The Court notes that S.B. 1070 is not a freestanding statute; rather, it is an enactment of the Arizona Legislature that adds some new sections to the Arizona Revised Statutes (“A.R.S.”) and amends some preexisting sections. S.B. 1070 also contains a severability clause, providing that,
[i]f a provision of this act or its application to any person or circumstance is held invalid, the invalidity does not affect other provisions or applications of the act that can be given effect without the invalid provision or application, and to this end the provisions of this act are severable.
S.B. 1070 § 12(A). Therefore, the Court cannot and will not enjoin S.B. 1070 in its entirety, as certain parties to lawsuits challenging the enactment have requested. The Court is obligated to consider S.B. 1070 on a section by section and provision by provision basis.
Likewise, the court was not willing to enjoin any provisions where the United States was unlikely to prevail at trial.
Applying the proper legal standards based upon well-established precedent, the Court finds that the United States is not likely to succeed on the merits in showing that the following provisions of S.B. 1070 are preempted by federal law[.]
Judge Bolton therefore limited her ruling only to the select few provisions that, under the relevant caselaw, it was wholly appropriate (required, even) for her to enjoin.
“A plaintiff seeking a preliminary injunction must establish that he is likely to succeed on the merits, that he is likely to suffer irreparable harm in the absence of preliminary relief, that the balance of equities tips in his favor, and that an injunction is in the public interest.” Winter v. Natural Res. Def. Council, Inc., 129 S. Ct. 365, 374 (2008) (citations omitted).
The United States primarily asserts that the statutory provisions contained in S.B. 1070 are preempted by federal law. The Supremacy Clause of the United States Constitution makes federal law “the supreme law of the land.” U.S. Const. art. VI, cl. 2. The Supreme Court has consistently ruled that the federal government has broad and exclusive authority to regulate immigration, supported by both enumerated and implied constitutional powers.

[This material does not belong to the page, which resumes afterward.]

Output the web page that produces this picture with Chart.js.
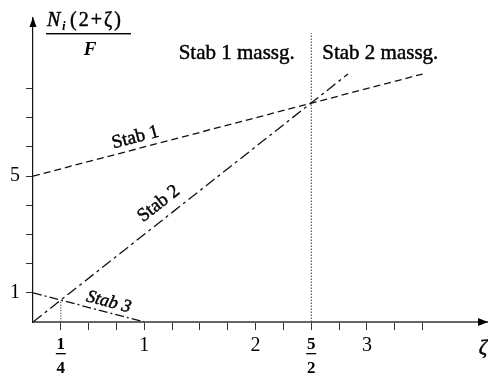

B. Likelihood of Success on the Merits
The United States must first demonstrate a likelihood of success on the merits. Winter, 129 S. Ct. at 374. The United States challenges S.B. 1070 on its face, before it takes effect on July 29, 2010. (Pl.’s Mot. at 7.) “A facial challenge to a legislative Act is, of course, the most difficult challenge to mount successfully, since the challenger must establish that no set of circumstances exists under which the Act would be valid.” United States v. Salerno, 481 U.S. 739, 745 (1987). The Supreme Court later observed, in considering a facial challenge, “[S]ome Members of the Court have criticized the Salerno formulation, [but] all agree that a facial challenge must fail where a statute has a ‘plainly legitimate sweep.’” Wash. State Grange v. Wash. State Republican Party, 552 U.S. 442, 449 (2008) (quoting Washington v. Glucksberg, 521 U.S. 702, 739-40 & n.7 (1997) (Stevens, J., concurring in judgments)). In deciding a facial challenge, courts “must be careful not to go beyond the statute’s facial requirements and speculate about ‘hypothetical’ or ‘imaginary’ cases.” Id. at 449-50 (quoting United States v. Raines, 362 U.S. 17, 22 (1960)).
After explaining the high hurdle that the plaintiff must meet to warrant relief on its petition, Judge Bolton thoroughly explained why the United States had met its burden vis-a-vis the four portions of the law that the court was enjoining.

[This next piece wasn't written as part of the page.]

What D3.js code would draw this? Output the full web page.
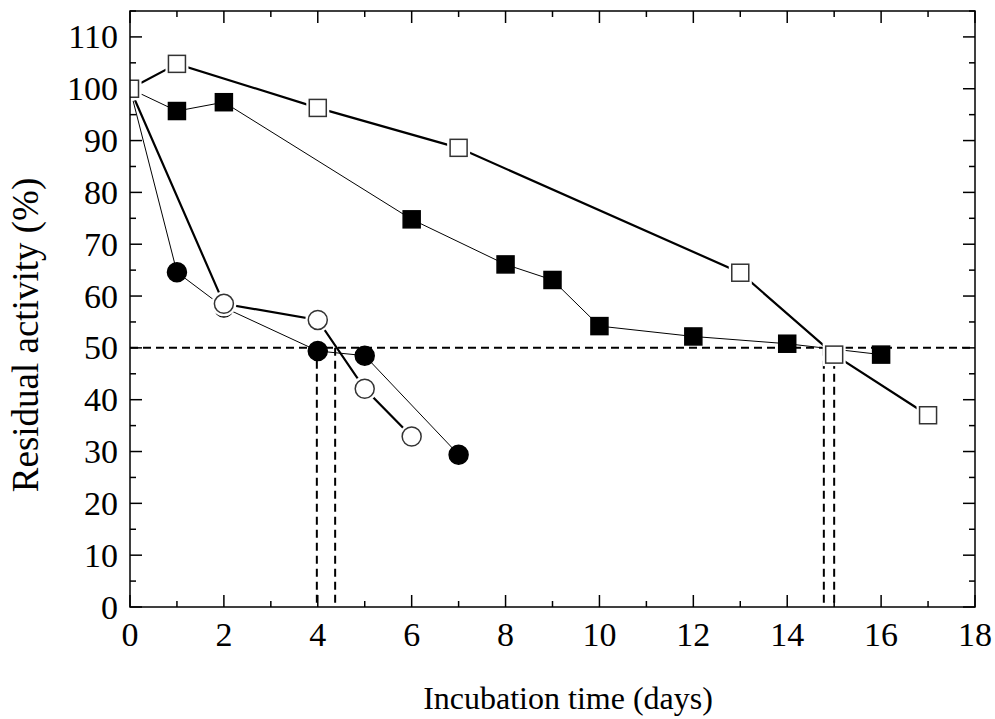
<!DOCTYPE html>
<html>
<head>
<meta charset="utf-8">
<script src="https://cdn.jsdelivr.net/npm/d3@7"></script>
<style>
  body { margin: 0; background: #fff; }
  text { font-family: "Liberation Serif", "Times New Roman", serif; fill: #000; }
</style>
</head>
<body>
<svg id="chart" width="995" height="719"></svg>
<script>
// days and residual activity (%) for the four series
var openSquareX = [0, 1, 4, 7, 13, 15, 17];
var openSquareY = [100, 104.8, 96.3, 88.6, 64.5, 48.7, 37];

var filledSquareX = [0, 1, 2, 6, 8, 9, 10, 12, 14, 16];
var filledSquareY = [100, 95.7, 97.4, 74.8, 66.1, 63.1, 54.2, 52.2, 50.8, 48.7];

var openCircleX = [0, 2, 4, 5, 6];
var openCircleY = [100, 58.5, 55.4, 42.1, 32.9];

var filledCircleX = [0, 1, 2, 4, 5, 7];
var filledCircleY = [100, 64.6, 57.8, 49.4, 48.5, 29.4];

// 50% guide and the half-life drop lines
var halfLevel = 50;
var halfLifeDays = [3.98, 4.37, 14.78, 15.0];

var xTicks = [0, 2, 4, 6, 8, 10, 12, 14, 16, 18];
var yTicks = [0, 10, 20, 30, 40, 50, 60, 70, 80, 90, 100, 110];

var svg = d3.select("#chart");
var pLeft = 130, pRight = 975, pTop = 11, pBottom = 607;

var x = d3.scaleLinear().domain([0, 18]).range([pLeft, pRight]);
var y = d3.scaleLinear().domain([0, 115]).range([pBottom, pTop]);

function zipPts(xs, ys) {
  return xs.map(function(d, i) { return { x: d, y: ys[i] }; });
}

var series = [
  { pts: zipPts(filledCircleX, filledCircleY), shape: "circle", filled: true, width: 1 },
  { pts: zipPts(openCircleX, openCircleY), shape: "circle", filled: false, width: 2.2 },
  { pts: zipPts(filledSquareX, filledSquareY), shape: "square", filled: true, width: 1 },
  { pts: zipPts(openSquareX, openSquareY), shape: "square", filled: false, width: 2.2 }
];

svg.append("clipPath").attr("id", "plotclip")
  .append("rect")
  .attr("x", pLeft).attr("y", pTop)
  .attr("width", pRight - pLeft).attr("height", pBottom - pTop);

// ticks (inside, all four sides)
var tickG = svg.append("g").attr("stroke", "#000").attr("stroke-width", 1.5);
d3.range(0, 19, 1).forEach(function(v) {
  var len = (v % 2 === 0) ? 12 : 6;
  tickG.append("line").attr("x1", x(v)).attr("x2", x(v)).attr("y1", pBottom).attr("y2", pBottom - len);
  tickG.append("line").attr("x1", x(v)).attr("x2", x(v)).attr("y1", pTop).attr("y2", pTop + len);
});
d3.range(0, 116, 5).forEach(function(v) {
  var len = (v % 10 === 0) ? 12 : 6;
  tickG.append("line").attr("y1", y(v)).attr("y2", y(v)).attr("x1", pLeft).attr("x2", pLeft + len);
  tickG.append("line").attr("y1", y(v)).attr("y2", y(v)).attr("x1", pRight).attr("x2", pRight - len);
});

// tick labels
svg.append("g").selectAll("text").data(xTicks).enter().append("text")
  .attr("x", function(d) { return x(d); })
  .attr("y", 646)
  .attr("text-anchor", "middle")
  .style("font-size", "34px")
  .text(function(d) { return d; });

svg.append("g").selectAll("text").data(yTicks).enter().append("text")
  .attr("x", 118)
  .attr("y", function(d) { return y(d); })
  .attr("dy", "0.34em")
  .attr("text-anchor", "end")
  .style("font-size", "34px")
  .text(function(d) { return d; });

// axis titles
svg.append("text")
  .attr("x", 568)
  .attr("y", 709)
  .attr("text-anchor", "middle")
  .style("font-size", "32px")
  .text("Incubation time (days)");

svg.append("text")
  .attr("transform", "translate(38," + 335 + ") rotate(-90)")
  .attr("text-anchor", "middle")
  .style("font-size", "37px")
  .text("Residual activity (%)");

var plot = svg.append("g").attr("clip-path", "url(#plotclip)");

// dashed guides
var dash = plot.append("g")
  .attr("stroke", "#000").attr("stroke-width", 2)
  .attr("stroke-dasharray", "8,5").attr("fill", "none");
dash.append("line")
  .attr("x1", x(0)).attr("x2", x(18))
  .attr("y1", y(halfLevel)).attr("y2", y(halfLevel));
dash.selectAll("line.drop").data(halfLifeDays).enter().append("line")
  .attr("class", "drop")
  .attr("x1", function(d) { return x(d); }).attr("x2", function(d) { return x(d); })
  .attr("y1", y(halfLevel)).attr("y2", y(0));

var line = d3.line()
  .x(function(d) { return x(d.x); })
  .y(function(d) { return y(d.y); });

series.forEach(function(s) {
  plot.append("path")
    .datum(s.pts)
    .attr("d", line)
    .attr("fill", "none")
    .attr("stroke", "#000")
    .attr("stroke-width", s.width);
});

// markers
function drawMarker(g, s, d, grow, fill, stroke) {
  var cx = x(d.x), cy = y(d.y);
  if (s.shape === "circle") {
    g.append("circle").attr("cx", cx).attr("cy", cy).attr("r", 9.5 + grow)
      .attr("fill", fill).attr("stroke", stroke).attr("stroke-width", 1.5);
  } else {
    var h = 8.5 + grow;
    g.append("rect").attr("x", cx - h).attr("y", cy - h)
      .attr("width", 2 * h).attr("height", 2 * h)
      .attr("fill", fill).attr("stroke", stroke).attr("stroke-width", 1.5);
  }
}

series.forEach(function(s) {
  var g = plot.append("g");
  s.pts.forEach(function(d) {
    if (s.filled) {
      drawMarker(g, s, d, 0, "#000", "#000");
    } else {
      drawMarker(g, s, d, 3, "#fff", "none");
      drawMarker(g, s, d, 0, "#fff", "#333");
    }
  });
});

// frame
svg.append("rect")
  .attr("x", pLeft).attr("y", pTop)
  .attr("width", pRight - pLeft).attr("height", pBottom - pTop)
  .attr("fill", "none").attr("stroke", "#000").attr("stroke-width", 1.5);
</script>
</body>
</html>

In the end, you have a very narrowly tailored ruling designed to stop enforcement only of provisions that are almost certainly unconstitutional. Of course, I have little doubt that someone — perhaps someone who understands the law about as well as he understands macroeconomics — will throw the term “judicial activism” around regarding this ruling. What he won’t do, because he cannot, is explain how applying Supreme Court caselaw, which the lower federal court is bound to do under the Constitution, is in any way being an “activist.”